I chunked through the Animatic Apparatus by Deborah Levitt, recommended by Joel McKim. Levitt agrees with Manovich's notion that 'animation' as she calls it is the more fundamental form of human artifice, rather than capturing reality. By 'animation' she is not just referring to visual representation but the ways that human make other things animate. She draws extensively on theories around artificial life, from marionettes to gynoids and AI and aesthetic theories of beauty; this is super interesting strategically. In the way I interpreted it, she's trying to do the opposite of just about every other single thing in this area; rather than refining and treading over and over the Uncanny Valley as countless others do to try and pin down where 'animatic' forms become upsetting or alienating, she (again, my interpretation) is trying to define where things fall outside of it and attain beauty, their qualities and why we are drawn to them. This is a more theory-laden take on Alan Warburton's excellent work in this area.

Levitt uses the gynoid dolls from Ghost In The Shell; Innocence as a standing example throughout the text. In fact, a majority of the book is a very thorough analysis of the film, a long-time favourite of mine. I had no idea how many advanced references and complex intertextuality were in it before. In her interpretation, Innocence provides a way of seeing the 'animatic apparatus' as an aspiration for humans rather than the usual representation of animatic forms where they aspire to become human. She contrasts Innocence favourably to Spielberg's A.I. and its Pinnochio story in this regard. The characters in Innocence take cyborgs (in this case advanced, technical ones, I had no idea Donna Haraway was in Innocence, did you?) on their terms; as a kind of being in their own right. She uses some interesting theories on 'vitality forms' – the way that types of movements are precursors to the categorisation of emotions in the minds of infants – to develop this point. Similar, to Manovich, the message is kind of the same; consistently trying to create reality using these tools (the 'apparatus' including social tendencies) is to underestimate the potential of them.

I also finally cracked the spine on Mark Fisher's Ghosts of My Life since I'm apparently the only person that's never read it. The first chapter was great for my PhD, lots of great theory on how we relate to the future without name dropping philosophers, just some thoughtful insights. I read about half of it this week and did find it incredibly moving. His reflections on culture, music and himself are deep and meaningful and I get why everyone recommends it but it's the music bit I struggle with and knew I would. In lieu of philosophical references I'll never understand, it's riddled with musical references I've never heard of. I had to stop every few paragraphs to bring up a track or artist he was referencing. I think you need to be really into music to immerse yourself in it, or of his generation. Maybe someone's already made a playlist you can listen along to as you read?

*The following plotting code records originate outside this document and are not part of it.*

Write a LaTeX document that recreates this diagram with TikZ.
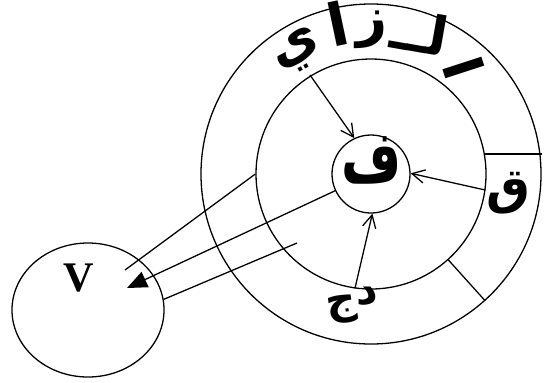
\documentclass[tikz,border=0pt]{standalone}
\usepackage{fontspec}
\usepackage{tikz}
\usetikzlibrary{arrows.meta,shapes.geometric}
\TeXXeTstate=1
\newfontfamily\arabicfont[Script=Arabic]{DejaVu Sans}
\newfontfamily\vfont{Liberation Serif}

\begin{document}
\begin{tikzpicture}[x=0.03cm,y=-0.03cm,line width=1.1pt,
    ring/.style={circle,draw,inner sep=0pt},
    feed/.style={-{Straight Barb[length=3.8mm,width=4mm,line width=1.1pt]}},
    ar/.style={font=\arabicfont\bfseries\fontsize{#1}{#1}\selectfont,inner sep=0pt},
    ar/.default=36]
  \useasboundingbox (0,0) rectangle (544,382);
  \node[ring,minimum size=10.2cm] (outer) at (371,174) {};
  \node[ring,minimum size=6.9cm] (inner) at (371,174) {};
  \node[ring,minimum size=2.34cm] (core) at (371,174) {};
  \node[ellipse,draw,minimum width=4.56cm,minimum height=4.02cm] (vcirc) at (88,310) {};

  % letters
  \node[ar=52,xscale=0.85,yscale=1.2] (feh) at (372,160) {\beginR ف\endR};
  \node[font=\vfont\bfseries\fontsize{36}{36}\selectfont] (vlab) at (79,278) {V};
  \node[ar=46,rotate=-72] (alef1) at (464,68) {\beginR ا\endR};
  \node[ar=46,rotate=-10] (lam) at (420,32) {\beginR لــ\endR};
  \node[ar=46] (zay) at (372,30) {\beginR ز\endR};
  \node[ar=50,rotate=12] (alef2) at (338,24) {\beginR ا\endR};
  \node[ar=46,rotate=28] (yaa) at (298,52) {\beginR ي\endR};
  \node[ar=42] (qaf) at (508,193) {\beginR ق\endR};
  \node[ar=36] (dal) at (367,296) {\beginR د\endR};
  \node[ar=36,rotate=8] (jim) at (342,310) {\beginR ج\endR};

  % ring dividers
  \draw (inner.10.5) -- (inner.10.5 -| outer.east);
  \draw (inner.-48.5) -- (outer.-48.5);

  % inputs to the core
  \coordinate (yfoot) at (310,75);
  \draw[feed] (yfoot) -- (core.115);
  \draw[feed] (inner.-8) -- (core.1);
  \draw[feed] (inner.-98) -- (core.-88);

  % links to V
  \coordinate (vin) at (125,270);
  \coordinate (vtip) at (127,288);
  \coordinate (midend) at (297,243);
  \draw (vin) -- (inner.180);
  \draw[-{Triangle[length=6mm,width=5mm]}] (core.205) -- (vtip);
  \draw (vcirc.8) -- (midend);
\end{tikzpicture}
\end{document}
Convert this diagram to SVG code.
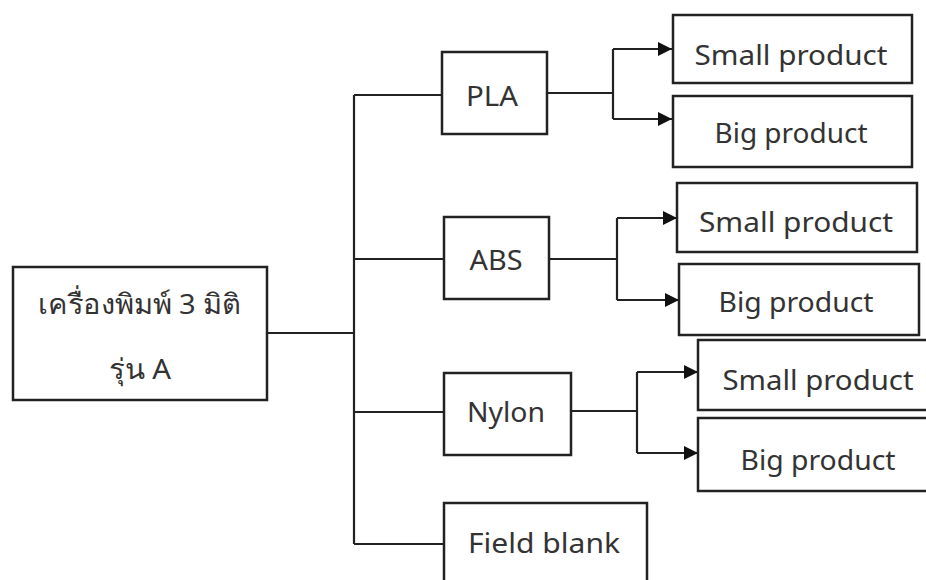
<svg xmlns="http://www.w3.org/2000/svg" width="926" height="580" viewBox="0 0 926 580">
<style>
.box{fill:#fff;stroke:#222;stroke-width:2.5}
.t{font-family:"Noto Sans","DejaVu Sans",sans-serif;font-size:27px;fill:#333;text-anchor:middle;dominant-baseline:central}
.th{font-size:28px}
.c{fill:none;stroke:#222;stroke-width:2.2}
</style>
<defs>
<marker id="ah" viewBox="0 0 14 14" refX="14" refY="7" markerWidth="14" markerHeight="14" markerUnits="userSpaceOnUse" orient="auto">
<path d="M0,0 L14,7 L0,14 z" fill="#111"/>
</marker>
</defs>
<rect x="0" y="0" width="926" height="580" fill="#fff"/>
<g id="connectors">
<path class="c" d="M267,333 H354"/>
<path class="c" d="M354,95 V544"/>
<path class="c" d="M354,95 H442"/>
<path class="c" d="M354,259 H444"/>
<path class="c" d="M354,412 H444"/>
<path class="c" d="M354,544 H444"/>
<path class="c" d="M547,93 H613"/>
<path class="c" d="M613,49 V119"/>
<path class="c" d="M613,49 H672" marker-end="url(#ah)"/>
<path class="c" d="M613,119 H672" marker-end="url(#ah)"/>
<path class="c" d="M549,259 H617"/>
<path class="c" d="M617,218 V300"/>
<path class="c" d="M617,218 H677" marker-end="url(#ah)"/>
<path class="c" d="M617,300 H679" marker-end="url(#ah)"/>
<path class="c" d="M572,411 H637"/>
<path class="c" d="M637,372 V453"/>
<path class="c" d="M637,372 H698" marker-end="url(#ah)"/>
<path class="c" d="M637,453 H698" marker-end="url(#ah)"/>
</g>
<g id="root">
<rect class="box" x="13" y="267" width="254" height="133"/>
<text class="t th" x="139" y="303" textLength="203" lengthAdjust="spacingAndGlyphs">เครื่องพิมพ์ 3 มิติ</text>
<text class="t th" x="140" y="368" textLength="62" lengthAdjust="spacingAndGlyphs">รุ่น A</text>
</g>
<g id="pla">
<rect class="box" x="442" y="52" width="105" height="82"/>
<text class="t" x="492" y="95" textLength="52" lengthAdjust="spacingAndGlyphs">PLA</text>
</g>
<g id="abs">
<rect class="box" x="444" y="217" width="105" height="82"/>
<text class="t" x="496" y="259" textLength="53" lengthAdjust="spacingAndGlyphs">ABS</text>
</g>
<g id="nylon">
<rect class="box" x="444" y="373" width="127" height="82"/>
<text class="t" x="506" y="411" textLength="78" lengthAdjust="spacingAndGlyphs">Nylon</text>
</g>
<g id="field">
<rect class="box" x="444" y="503" width="203" height="90"/>
<text class="t" x="544" y="542" textLength="152" lengthAdjust="spacingAndGlyphs">Field blank</text>
</g>
<g id="pla-small">
<rect class="box" x="673" y="15" width="239" height="68"/>
<text class="t" x="791" y="54" textLength="193" lengthAdjust="spacingAndGlyphs">Small product</text>
</g>
<g id="pla-big">
<rect class="box" x="673" y="96" width="239" height="71"/>
<text class="t" x="791" y="132" textLength="153" lengthAdjust="spacingAndGlyphs">Big product</text>
</g>
<g id="abs-small">
<rect class="box" x="677" y="183" width="240" height="69"/>
<text class="t" x="796" y="221" textLength="194" lengthAdjust="spacingAndGlyphs">Small product</text>
</g>
<g id="abs-big">
<rect class="box" x="679" y="264" width="240" height="71"/>
<text class="t" x="796" y="301" textLength="155" lengthAdjust="spacingAndGlyphs">Big product</text>
</g>
<g id="nylon-small">
<rect class="box" x="698" y="340" width="240" height="70"/>
<text class="t" x="818" y="379" textLength="191" lengthAdjust="spacingAndGlyphs">Small product</text>
</g>
<g id="nylon-big">
<rect class="box" x="698" y="418" width="240" height="73"/>
<text class="t" x="818" y="459" textLength="155" lengthAdjust="spacingAndGlyphs">Big product</text>
</g>
</svg>
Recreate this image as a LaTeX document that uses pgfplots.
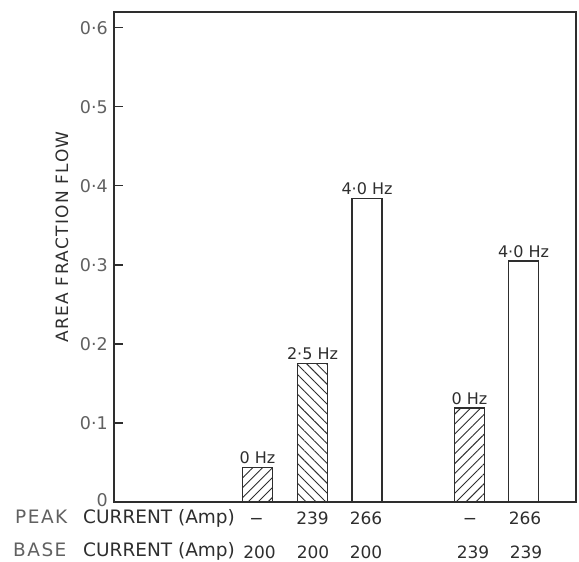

Yesterday I picked up Mark Hansen's Feed Forward, read three pages and gave up. There's only so much media theory bogged in inaccessible philosophy I can take and I got bored and wondered off.

Anyway, today I'm DIY-ing the home office. Since we moved in last summer it's basically been the room where everything that has nowhere else to go lives. we were putting off doing it until this summer. But now, since I'm going to be in there everyday for the next however-many-months I've decided to make it presentable and a bit more usable. So, got some shelving and some paint and away we go.